Pitfalls of user-defined conversion operator (to a primitive type)?

John Lampe

11/2/2008 1:17:00 PM

Hi all,

I've got a very simple "container" class that encapsulates an (presumably
opaque) OS handle, which is typedef'd in the OS headers to be equivalent
to an unsigned int (I'm simplifying a bit, but the gist of it is that
this handle is essentially a basic/primitive integer type).

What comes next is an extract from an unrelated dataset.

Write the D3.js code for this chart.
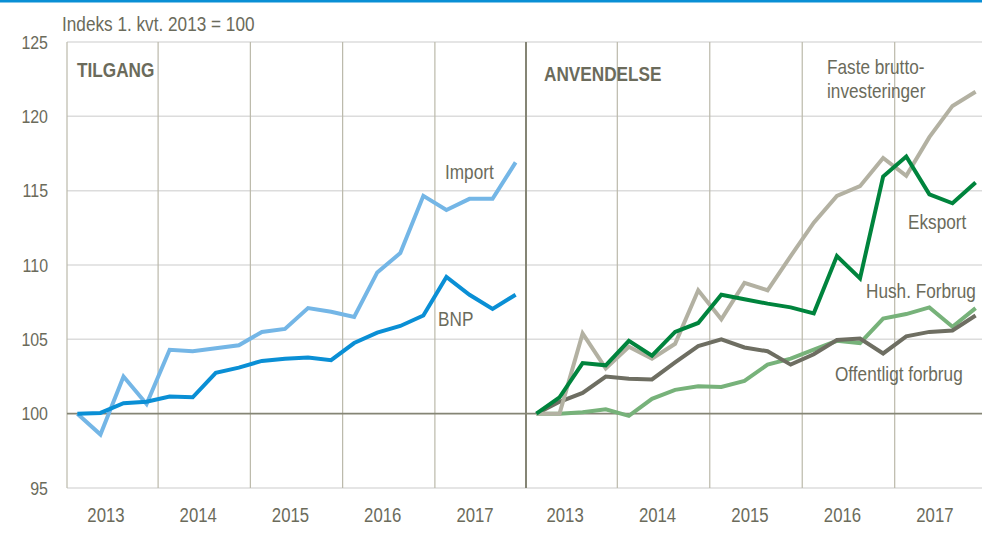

typedef unsigned int MYHANDLE;

class my_auto_handle
{
public:
my_auto_handle(MYHANDLE h)
{
m_handle = h;
}

~my_auto_handle()
{
destroyhandle(m_handle);
}

operator const MYHANDLE()
{
return m_handle;
}

bool operator ==(MYHANDLE other)
{
return (m_handle == other);
}

private:
my_auto_handle(const my_auto_handle& other);
my_auto_handle& operator=(const my_auto_handle& other);

MYHANDLE m_handle;
};


(the private copy constructor and assignment operator are because the
handle musn't be destroyed twice, so I want to prevent user code from
making copies of my_auto_handle objects)


ANYWAY, my question is thus:

Given that I need to use this my_auto_handle object in code where I'll be
comparing instances of it to 'raw' MYHANDLEs, comparing it to
literals/immediates (#define INVALID_MYHANDLE (MYHANDLE)0) and passing it
to functions that take a const MYHANDLE argument:

1) Are there any situations where the auto-magic conversion operator
falls short?

2) Do I actually need to overload the == operator if I want to compare a
my_auto_handle to a MYHANDLE, which is already a basic type (I'm afraid
of accidentally comparing a MYHANDLE to, say, the address of a
my_auto_handle object instead of the handle value contained within)?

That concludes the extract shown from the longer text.